The first change it is proposed to make is this—to give up for the time being this 636 test of continuous residence and put upon the register a voter who is entitled to be included because he is registered in the National Register as residing in the constituency on the qualifying date. That gives the go-by to the bird of passage, no matter how many constituencies he has travelled through. The registration authority simply looks at the National Register, finds the man there, and says, "There you are—I put him on the list of voters." The other thing that has to be done is with regard to the period for qualifying. It puts the qualifying date back another month. We are assured, by those who know the subject best—and it is a most expert business, full of technicalities, as every one who has been an electioneerer knows—that the thing will work. We therefore propose to put back the date by another month, making it three months, and also propose to rely for the time being on the fact that the name of the man or woman is in the National Register at that address without inquiring into his or her recent history and peregrinations.

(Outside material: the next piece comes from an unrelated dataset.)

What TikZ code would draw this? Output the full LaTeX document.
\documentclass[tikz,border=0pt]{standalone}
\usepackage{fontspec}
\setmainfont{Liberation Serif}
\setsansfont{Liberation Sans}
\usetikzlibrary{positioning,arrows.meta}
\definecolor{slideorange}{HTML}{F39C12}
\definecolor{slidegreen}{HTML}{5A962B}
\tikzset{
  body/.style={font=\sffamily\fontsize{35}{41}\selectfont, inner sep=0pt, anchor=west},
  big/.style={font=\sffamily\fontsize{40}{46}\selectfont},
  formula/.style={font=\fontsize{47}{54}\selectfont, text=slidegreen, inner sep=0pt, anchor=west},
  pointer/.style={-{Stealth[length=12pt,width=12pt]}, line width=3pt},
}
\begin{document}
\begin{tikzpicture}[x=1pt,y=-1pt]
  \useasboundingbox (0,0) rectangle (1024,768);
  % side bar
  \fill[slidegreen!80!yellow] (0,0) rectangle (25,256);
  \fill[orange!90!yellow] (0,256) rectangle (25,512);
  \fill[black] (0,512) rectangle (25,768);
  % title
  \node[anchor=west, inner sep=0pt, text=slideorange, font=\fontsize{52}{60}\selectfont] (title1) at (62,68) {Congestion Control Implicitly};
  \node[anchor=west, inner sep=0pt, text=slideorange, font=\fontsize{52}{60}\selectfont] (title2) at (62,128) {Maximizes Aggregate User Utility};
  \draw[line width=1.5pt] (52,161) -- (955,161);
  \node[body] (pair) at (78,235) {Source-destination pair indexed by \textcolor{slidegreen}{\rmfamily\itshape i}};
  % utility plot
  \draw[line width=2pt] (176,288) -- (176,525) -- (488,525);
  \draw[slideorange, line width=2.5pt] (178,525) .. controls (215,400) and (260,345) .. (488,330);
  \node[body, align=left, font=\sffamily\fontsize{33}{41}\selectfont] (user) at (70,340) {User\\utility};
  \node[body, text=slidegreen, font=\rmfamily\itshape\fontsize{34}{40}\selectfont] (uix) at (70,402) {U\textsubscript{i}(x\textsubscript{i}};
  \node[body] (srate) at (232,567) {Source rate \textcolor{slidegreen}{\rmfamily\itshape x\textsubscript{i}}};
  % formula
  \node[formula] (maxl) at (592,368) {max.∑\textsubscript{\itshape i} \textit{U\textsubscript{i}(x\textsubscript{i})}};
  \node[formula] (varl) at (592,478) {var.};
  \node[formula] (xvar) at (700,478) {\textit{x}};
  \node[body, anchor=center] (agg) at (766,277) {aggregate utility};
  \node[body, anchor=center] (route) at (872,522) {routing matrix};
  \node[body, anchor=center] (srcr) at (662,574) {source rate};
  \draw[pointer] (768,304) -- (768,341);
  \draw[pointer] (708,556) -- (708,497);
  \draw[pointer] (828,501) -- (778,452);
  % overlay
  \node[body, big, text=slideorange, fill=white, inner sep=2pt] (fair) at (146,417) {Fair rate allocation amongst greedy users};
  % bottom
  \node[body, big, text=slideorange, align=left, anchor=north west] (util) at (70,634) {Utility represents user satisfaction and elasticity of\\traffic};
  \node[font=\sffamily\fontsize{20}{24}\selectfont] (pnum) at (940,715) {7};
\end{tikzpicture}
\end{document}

The Bill is purely temporary. There is a provision in it that it has to be brought to an end by the end of 1945. If, on the other hand, the Home Secretary finds he has got his tackle in order more rapidly than might be feared, it will be open to him to bring the expiration date into operation sooner than the Statute contemplates. These are the provisions of the Bill. I have endeavoured to explain them in non-technical language. I hope I have satisfied the House that we ought to give a Second Reading to it, and by this means secure that the voting at by-elections, as they come along, and at the General Election, when it comes along, will be conducted on a register which is fairly up-to-date.
§ Moved, that the Bill be now read 2a.—(The Lord Chancellor.)
§ On Question, Bill read 2a, and committed to a Committee of the Whole House.